Por Christopher Cernichiaro Reyna
Los recursos públicos con los que los estados financian la educación, la salud y los servicios más básicos provienen, en su mayor parte, del gasto federalizado. Este conjunto de transferencias que la Federación envía a las entidades representó cerca del 85% de sus presupuestos totales. En otras palabras, de cada 100 pesos que los gobiernos estatales ejercen, alrededor de 85 llegan desde el gobierno federal. La recaudación local, que incluye impuestos sobre nómina, hospedaje, entre otros, apenas cubre el resto. Este equilibrio desigual explica por qué las finanzas estatales son tan sensibles a las decisiones del presupuesto federal: cuando el gasto federalizado crece, los gobiernos locales respiran; cuando se estanca o cae, su margen para atender las necesidades sociales se reduce drásticamente.
Esa alta dependencia fiscal significa que los estados viven al ritmo de las transferencias federales. Si éstas se reducen, también lo hace su capacidad para mantener servicios como alumbrado, seguridad pública, drenaje, recolección de basura o mantenimiento de hospitales y escuelas. No se trata solo de una cuestión contable: la estructura de los ingresos públicos define, en buena medida, la calidad de vida de la población. Un gasto federalizado débil o mal distribuido se traduce en gobiernos locales con menos recursos para responder a su población, especialmente en regiones con mayor rezago económico.
Históricamente, el gasto federalizado se ha compuesto de seis grandes rubros, cada uno con un propósito distinto. Las participaciones son recursos de libre uso que los estados pueden destinar según sus prioridades locales. Las aportaciones, también normadas por la ley, son fondos etiquetados para áreas estratégicas como salud, educación, infraestructura social, seguridad y asistencia pública. A ellos se suman los recursos para salud pública, que financian servicios a la población sin seguridad social; los convenios de descentralización y reasignación, que apoyan proyectos conjuntos con la federación; y los subsidios del Ramo 23, que suelen emplearse para impulsar programas o infraestructura específicos. Mientras las participaciones y aportaciones llegan de manera automática, los demás dependen del criterio del Ejecutivo y, por tanto, de las prioridades políticas de cada año.

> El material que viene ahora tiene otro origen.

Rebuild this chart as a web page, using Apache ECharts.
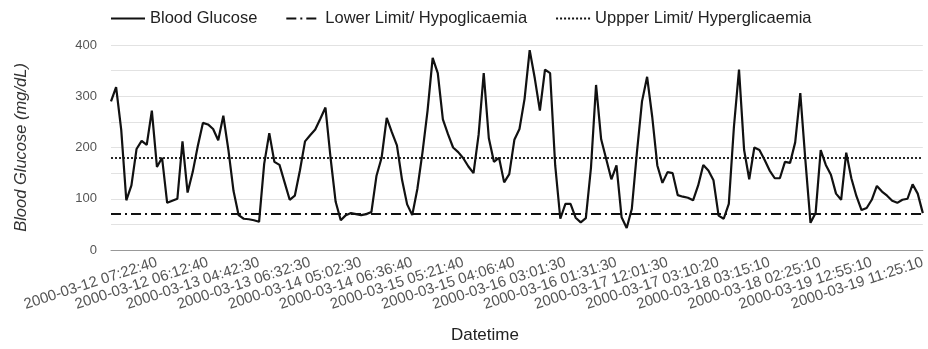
<!DOCTYPE html>
<html>
<head>
<meta charset="utf-8">
<script src="https://cdn.jsdelivr.net/npm/echarts@6/dist/echarts.min.js"></script>
<style>
html,body{margin:0;padding:0;background:#fff;}
#chart{width:928px;height:349px;}
</style>
</head>
<body>
<div id="chart"></div>
<script>
// Tick labels shown on the x axis (first at sample 9, then every 10 samples)
const tickLabels = [
  '2000-03-12 07:22:40','2000-03-12 06:12:40','2000-03-13 04:42:30','2000-03-13 06:32:30',
  '2000-03-14 05:02:30','2000-03-14 06:36:40','2000-03-15 05:21:40','2000-03-15 04:06:40',
  '2000-03-16 03:01:30','2000-03-16 01:31:30','2000-03-17 12:01:30','2000-03-17 03:10:20',
  '2000-03-18 03:15:10','2000-03-18 02:25:10','2000-03-19 12:55:10','2000-03-19 11:25:10'
];
const firstLabelIndex = 9;
const labelStep = 10;

// Blood glucose readings (mg/dL)
const bloodGlucose = [
  290,318,235,97,126,197,213,205,272,162,
  180,92,96,100,212,112,152,203,248,245,
  236,214,262,195,115,68,61,60,58,55,
  168,228,172,166,132,98,106,155,212,224,
  235,256,278,180,94,58,68,72,70,68,
  70,74,145,180,258,230,204,137,89,68,
  119,190,272,375,345,255,226,200,191,179,
  163,150,225,345,218,172,180,132,148,215,
  236,295,390,335,272,352,345,165,61,90,
  90,63,54,62,160,322,216,177,138,165,
  64,43,80,190,290,338,260,165,131,152,
  150,107,104,102,97,126,166,155,136,67,
  61,90,240,352,195,138,200,195,176,155,
  140,140,172,170,210,306,175,53,72,195,
  166,147,110,98,190,140,105,78,82,98,
  125,114,106,96,92,98,100,128,110,72
];

const lowerLimit = 70;
const upperLimit = 180;
const seriesNames = ['Blood Glucose','Lower Limit/ Hypoglicaemia','Uppper Limit/ Hyperglicaemia'];

// category axis: one slot per reading, tick label text at the labelled slots
const categories = bloodGlucose.map((v, i) => {
  const k = (i - firstLabelIndex) / labelStep;
  return (i >= firstLabelIndex && Number.isInteger(k)) ? tickLabels[k] : '';
});

const FONT = '"Liberation Sans", Arial, sans-serif';
const dashDot = [10, 4, 2, 4];
const dotted = [2, 2];

const chart = echarts.init(document.getElementById('chart'), null, {renderer: 'canvas'});
chart.setOption({
  animation: false,
  backgroundColor: '#fff',
  textStyle: {fontFamily: FONT},
  legend: {
    left: 105, top: 5,
    itemWidth: 34, itemHeight: 12, itemGap: 28,
    itemStyle: {opacity: 0},
    textStyle: {fontSize: 16.5, color: '#222', fontFamily: FONT},
    data: seriesNames
  },
  grid: {left: 111, right: 0, top: 45, bottom: 97},
  xAxis: {
    type: 'category',
    data: categories,
    boundaryGap: false,
    name: 'Datetime',
    nameLocation: 'middle',
    nameGap: 77,
    nameTextStyle: {fontSize: 17, color: '#222', fontFamily: FONT, padding: [0, 64, 0, 0]},
    axisLine: {show: true, lineStyle: {color: '#999', width: 1}},
    axisTick: {show: false},
    axisLabel: {
      interval: (idx) => idx >= firstLabelIndex && (idx - firstLabelIndex) % labelStep === 0,
      rotate: 18, margin: 12, fontSize: 15, color: '#555', fontFamily: FONT
    },
    splitLine: {show: false}
  },
  yAxis: {
    type: 'value',
    min: 0, max: 400, interval: 50,
    name: 'Blood Glucose (mg/dL)',
    nameLocation: 'middle',
    nameGap: 81,
    nameTextStyle: {fontSize: 16.5, fontStyle: 'italic', color: '#333', fontFamily: FONT},
    axisLine: {show: false},
    axisTick: {show: false},
    axisLabel: {
      margin: 14, fontSize: 13, color: '#555', fontFamily: FONT,
      formatter: (v) => (v % 100 === 0 ? String(v) : '')
    },
    splitLine: {lineStyle: {color: '#e2e2e2', width: 1}}
  },
  series: [
    {
      name: seriesNames[0], type: 'line', data: bloodGlucose,
      symbol: 'none', smooth: false,
      lineStyle: {color: '#111', width: 2.2},
      itemStyle: {color: '#111'}
    },
    {
      name: seriesNames[1], type: 'line', data: [],
      symbol: 'none',
      lineStyle: {color: '#111', width: 2, type: dashDot},
      itemStyle: {color: '#111'},
      markLine: {
        silent: true, symbol: ['none','none'], label: {show: false},
        lineStyle: {color: '#111', width: 1.8, type: dashDot},
        data: [{yAxis: lowerLimit}]
      }
    },
    {
      name: seriesNames[2], type: 'line', data: [],
      symbol: 'none',
      lineStyle: {color: '#111', width: 2, type: dotted},
      itemStyle: {color: '#111'},
      markLine: {
        silent: true, symbol: ['none','none'], label: {show: false},
        lineStyle: {color: '#111', width: 1.8, type: dotted},
        data: [{yAxis: upperLimit}]
      }
    }
  ]
});
</script>
</body>
</html>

Durante la última década, el comportamiento de estos recursos muestra un cambio estructural. En 2015, el gasto federalizado alcanzó su punto más alto: 2.84 billones de pesos. Para 2026, se proyectan 2.81 billones, una cifra prácticamente estancada en términos reales. Dentro de esa suma, las participaciones son las únicas que crecen —un 35% respecto a 2015—, mientras que las aportaciones se estancan al apenas avanzar 2%. En cambio, los recursos para salud pública caen 35%, los convenios de descentralización 50%, los subsidios del ramo 23 casi desaparecen al caer 95% y los convenios de reasignación no cuentan con monto proyectado para 2026. En términos simples, aumentan las participaciones, se estancan las aportaciones, pero se debilitan los fondos destinados a funciones sociales y a la coordinación entre niveles de gobierno. Esto significa que, aunque los números totales parezcan estables, la capacidad real de los estados para atender necesidades públicas se erosiona poco a poco.
Para reducir esa vulnerabilidad, los gobiernos estatales deben fortalecer su recaudación propia. Incrementar la base tributaria local, modernizar sus sistemas administrativos y fomentar la transparencia puede darles más autonomía financiera frente a los vaivenes del presupuesto federal. En un país donde casi nueve de cada diez pesos de los estados dependen de la federación, avanzar hacia un federalismo más equilibrado no solo es una cuestión de eficiencia fiscal: es también una condición para que las personas, sin importar dónde vivan, tengan acceso a los mismos derechos y servicios públicos.